Finding those needles in the haystacks are what can make what we do purposeful and engaging.
How does this apply to education?

Well, education is essentially the process of learning. And it might be the best use of our time to 1) learn things that will help us pay the mortgage and 2) learn things we are interested in knowing...in no particular order. I suggest learning things in which we are interested has great potential to influence the way we pay the mortgage.

So let's teach that way! Let's offer a way for kids to learn as equipped consumers of information. More so, let's set them lose in a collaborative environment to share and remix that information in reality based projects and tasks. Let's get kids ready for a work environment that is waiting for them.

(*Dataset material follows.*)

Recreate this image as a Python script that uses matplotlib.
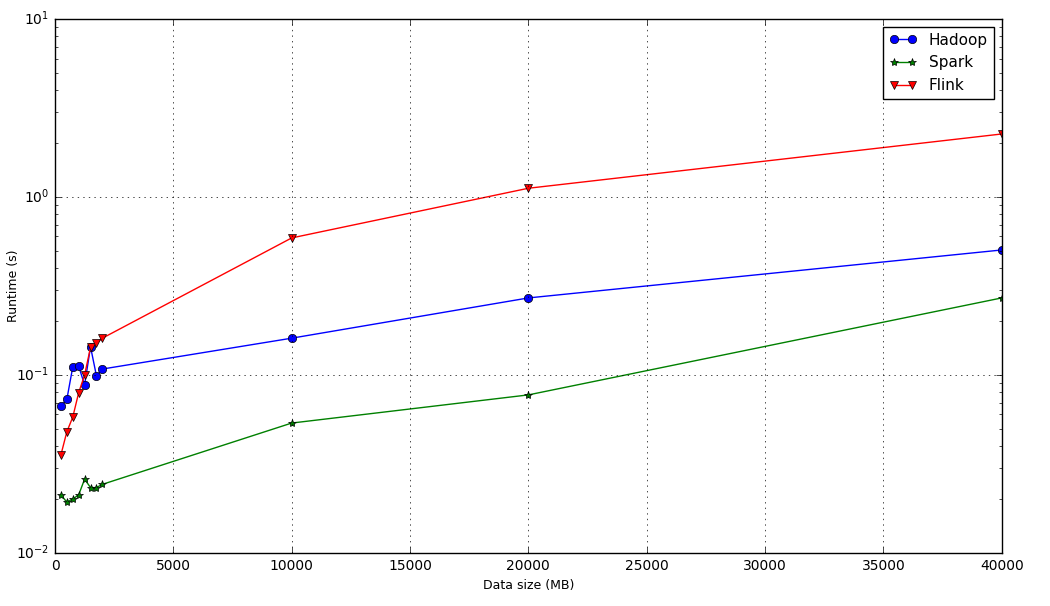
import matplotlib
matplotlib.use('Agg')
import matplotlib.pyplot as plt

plt.style.use('classic')

sizes = [250, 500, 750, 1000, 1250, 1500, 1750, 2000, 10000, 20000, 40000]
hadoop = [0.067, 0.073, 0.111, 0.112, 0.088, 0.144, 0.099, 0.108, 0.161, 0.271, 0.504]
spark = [0.0212, 0.0193, 0.0201, 0.0212, 0.0260, 0.0233, 0.0233, 0.0243, 0.0537, 0.0773, 0.271]
flink = [0.0356, 0.048, 0.058, 0.0796, 0.100, 0.143, 0.151, 0.161, 0.589, 1.12, 2.26]

fig = plt.figure(figsize=(10.5, 6.06), dpi=100)
ax = fig.add_axes([0.0524, 0.0875, 0.9016, 0.8811])

ax.plot(sizes, hadoop, marker='o', color='b', label='Hadoop', markersize=6)
ax.plot(sizes, spark, marker='*', color='g', label='Spark', markersize=6)
ax.plot(sizes, flink, marker='v', color='r', label='Flink', markersize=6)

ax.set_yscale('log')
ax.set_xlim(0, 40000)
ax.set_ylim(0.01, 10)
ax.set_xlabel('Data size (MB)', fontsize=9)
ax.set_ylabel('Runtime (s)', fontsize=9)
ax.yaxis.set_label_coords(-0.037, 0.5)
ax.tick_params(labelsize=10)
ax.grid(True)
ax.legend(loc='upper right', fontsize=11, numpoints=2, handlelength=1.8)

fig.savefig('out.png', dpi=100)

Enter Personal Learning Networks (PLNs). Will Richardson discusses the idea of PLNs here.

The successful people in the business world are the adapters. People are able to adapt because the are informed. If we want our children to be successful adults, let's assist them in their pursuit to build personal learning networks, and to use their tool kit to be wise consumers of endless information, responsible collaborators, and creative individuals with what they receive and how they share.

I want sushi from the freshest source, prepared by the best chef, served in a delicious presentation. I want to hire, and work with a person who can access the best information (in the quickest way), remix it to exceed my expectations, and present it in a way that impresses and inspires. I want our kids to be those people. I want to get them ready for that world, the world that is waiting for them.